Every line of the material is to be quoted verbatim, minus the pictures.
··········
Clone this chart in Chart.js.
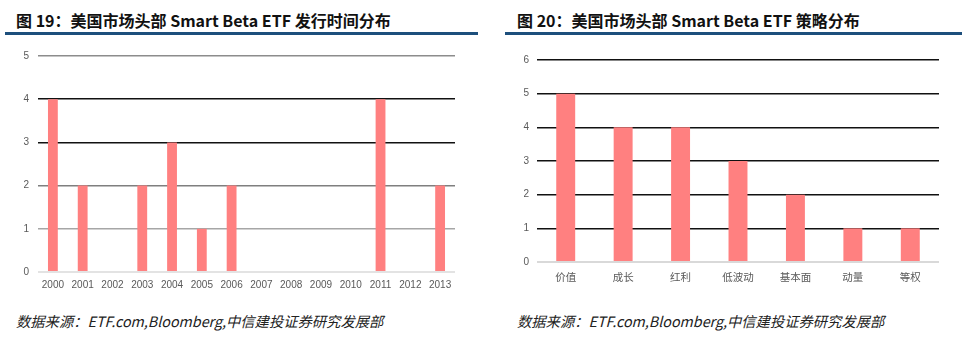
<!DOCTYPE html>
<html>
<head>
<meta charset="utf-8">
<script src="https://cdn.jsdelivr.net/npm/chart.js@4.4.0/dist/chart.umd.min.js"></script>
<style>
  body { margin: 0; width: 973px; height: 350px; background: #fff; position: relative; overflow: hidden; font-family: "Noto Sans CJK SC", "Noto Sans", sans-serif; }
  .title { position: absolute; top: 8px; font-size: 16px; font-weight: bold; color: #111; white-space: nowrap; }
  .rule { position: absolute; top: 32px; height: 3px; background: #1d4f7c; }
  .source { position: absolute; top: 310px; font-size: 14.3px; font-style: italic; color: #222; white-space: nowrap; }
  .box { position: absolute; top: 40px; height: 260px; }
</style>
</head>
<body>
<div class="title" style="left:16px">图 19：美国市场头部 Smart Beta ETF 发行时间分布</div>
<div class="rule" style="left:5px;width:473px"></div>
<div class="title" style="left:517px">图 20：美国市场头部 Smart Beta ETF 策略分布</div>
<div class="rule" style="left:505px;width:457px"></div>

<div class="box" style="left:0;width:480px"><canvas id="yearChart"></canvas></div>
<div class="box" style="left:490px;width:483px"><canvas id="styleChart"></canvas></div>

<div class="source" style="left:16px">数据来源：ETF.com,Bloomberg,中信建投证券研究发展部</div>
<div class="source" style="left:517px">数据来源：ETF.com,Bloomberg,中信建投证券研究发展部</div>

<script>
// Figure 19: launches per year
const years = ["2000", "2001", "2002", "2003", "2004", "2005", "2006", "2007", "2008", "2009", "2010", "2011", "2012", "2013"];
const yearCounts = [4, 2, 0, 2, 3, 1, 2, 0, 0, 0, 0, 4, 0, 2];
const yearTicks = [0, 1, 2, 3, 4, 5];

// Figure 20: strategy distribution
const strategies = ["价值", "成长", "红利", "低波动", "基本面", "动量", "等权"];
const strategyCounts = [5, 4, 4, 3, 2, 1, 1];
const strategyTicks = [0, 1, 2, 3, 4, 5, 6];

const barColor = "#ff8080";
const tickColor = "#595959";

function makeChart(id, labels, values, ticks, opts) {
  const ctx = document.getElementById(id).getContext("2d");
  return new Chart(ctx, {
    type: "bar",
    data: {
      labels: labels,
      datasets: [
        {
          data: values,
          backgroundColor: barColor,
          borderWidth: 0,
          barPercentage: 0.33,
          categoryPercentage: 1,
        },
      ],
    },
    options: {
      responsive: true,
      maintainAspectRatio: false,
      animation: false,
      layout: { padding: { top: opts.top, right: opts.right, left: 0, bottom: 0 } },
      plugins: { legend: { display: false }, tooltip: { enabled: false } },
      scales: {
        x: {
          grid: { display: false, drawTicks: false },
          border: { display: false },
          ticks: {
            color: tickColor,
            font: opts.xFont,
            padding: opts.xPad,
            maxRotation: 0,
            autoSkip: false,
          },
          afterFit: (scale) => { scale.height = opts.xHeight; },
        },
        y: {
          min: 0,
          max: ticks[ticks.length - 1],
          afterBuildTicks: (scale) => { scale.ticks = ticks.map((v) => ({ value: v })); },
          grid: {
            drawTicks: false,
            color: (c) => opts.gridColors[c.index],
            lineWidth: (c) => (c.index === 0 ? 2 : 1.5),
          },
          border: { display: false },
          ticks: {
            color: tickColor,
            font: { family: "Liberation Sans", size: 10 },
            padding: opts.yPad,
          },
          afterFit: (scale) => { scale.width = opts.yWidth; },
        },
      },
    },
  });
}

makeChart("yearChart", years, yearCounts, yearTicks, {
  top: 16,
  right: 25,
  xHeight: 28,
  xPad: 7,
  yWidth: 38,
  yPad: 9,
  xFont: { family: "Liberation Sans", size: 10 },
  gridColors: ["#e3e3e3", "#a6a6a6", "#7f7f7f", "#111", "#111", "#8c8c8c"],
});

makeChart("styleChart", strategies, strategyCounts, strategyTicks, {
  top: 20,
  right: 34,
  xHeight: 38,
  xPad: 9,
  yWidth: 47,
  yPad: 8,
  xFont: { family: "Noto Sans CJK SC", size: 10.5 },
  gridColors: ["#d9d9d9", "#111", "#111", "#111", "#111", "#111", "#111"],
});
</script>
</body>
</html>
··········
* [Solution to the problem]
Clone this chart in Chart.js.
<!DOCTYPE html>
<html>
<head>
<meta charset="utf-8">
<script src="https://cdn.jsdelivr.net/npm/chart.js@4.4.0/dist/chart.umd.min.js"></script>
<style>
  body { margin: 0; width: 973px; height: 350px; background: #fff; position: relative; overflow: hidden; font-family: "Noto Sans CJK SC", "Noto Sans", sans-serif; }
  .title { position: absolute; top: 8px; font-size: 16px; font-weight: bold; color: #111; white-space: nowrap; }
  .rule { position: absolute; top: 32px; height: 3px; background: #1d4f7c; }
  .source { position: absolute; top: 310px; font-size: 14.3px; font-style: italic; color: #222; white-space: nowrap; }
  .box { position: absolute; top: 40px; height: 260px; }
</style>
</head>
<body>
<div class="title" style="left:16px">图 19：美国市场头部 Smart Beta ETF 发行时间分布</div>
<div class="rule" style="left:5px;width:473px"></div>
<div class="title" style="left:517px">图 20：美国市场头部 Smart Beta ETF 策略分布</div>
<div class="rule" style="left:505px;width:457px"></div>

<div class="box" style="left:0;width:480px"><canvas id="yearChart"></canvas></div>
<div class="box" style="left:490px;width:483px"><canvas id="styleChart"></canvas></div>

<div class="source" style="left:16px">数据来源：ETF.com,Bloomberg,中信建投证券研究发展部</div>
<div class="source" style="left:517px">数据来源：ETF.com,Bloomberg,中信建投证券研究发展部</div>

<script>
// Figure 19: launches per year
const years = ["2000", "2001", "2002", "2003", "2004", "2005", "2006", "2007", "2008", "2009", "2010", "2011", "2012", "2013"];
const yearCounts = [4, 2, 0, 2, 3, 1, 2, 0, 0, 0, 0, 4, 0, 2];
const yearTicks = [0, 1, 2, 3, 4, 5];

// Figure 20: strategy distribution
const strategies = ["价值", "成长", "红利", "低波动", "基本面", "动量", "等权"];
const strategyCounts = [5, 4, 4, 3, 2, 1, 1];
const strategyTicks = [0, 1, 2, 3, 4, 5, 6];

const barColor = "#ff8080";
const tickColor = "#595959";

function makeChart(id, labels, values, ticks, opts) {
  const ctx = document.getElementById(id).getContext("2d");
  return new Chart(ctx, {
    type: "bar",
    data: {
      labels: labels,
      datasets: [
        {
          data: values,
          backgroundColor: barColor,
          borderWidth: 0,
          barPercentage: 0.33,
          categoryPercentage: 1,
        },
      ],
    },
    options: {
      responsive: true,
      maintainAspectRatio: false,
      animation: false,
      layout: { padding: { top: opts.top, right: opts.right, left: 0, bottom: 0 } },
      plugins: { legend: { display: false }, tooltip: { enabled: false } },
      scales: {
        x: {
          grid: { display: false, drawTicks: false },
          border: { display: false },
          ticks: {
            color: tickColor,
            font: opts.xFont,
            padding: opts.xPad,
            maxRotation: 0,
            autoSkip: false,
          },
          afterFit: (scale) => { scale.height = opts.xHeight; },
        },
        y: {
          min: 0,
          max: ticks[ticks.length - 1],
          afterBuildTicks: (scale) => { scale.ticks = ticks.map((v) => ({ value: v })); },
          grid: {
            drawTicks: false,
            color: (c) => opts.gridColors[c.index],
            lineWidth: (c) => (c.index === 0 ? 2 : 1.5),
          },
          border: { display: false },
          ticks: {
            color: tickColor,
            font: { family: "Liberation Sans", size: 10 },
            padding: opts.yPad,
          },
          afterFit: (scale) => { scale.width = opts.yWidth; },
        },
      },
    },
  });
}

makeChart("yearChart", years, yearCounts, yearTicks, {
  top: 16,
  right: 25,
  xHeight: 28,
  xPad: 7,
  yWidth: 38,
  yPad: 9,
  xFont: { family: "Liberation Sans", size: 10 },
  gridColors: ["#e3e3e3", "#a6a6a6", "#7f7f7f", "#111", "#111", "#8c8c8c"],
});

makeChart("styleChart", strategies, strategyCounts, strategyTicks, {
  top: 20,
  right: 34,
  xHeight: 38,
  xPad: 9,
  yWidth: 47,
  yPad: 8,
  xFont: { family: "Noto Sans CJK SC", size: 10.5 },
  gridColors: ["#d9d9d9", "#111", "#111", "#111", "#111", "#111", "#111"],
});
</script>
</body>
</html>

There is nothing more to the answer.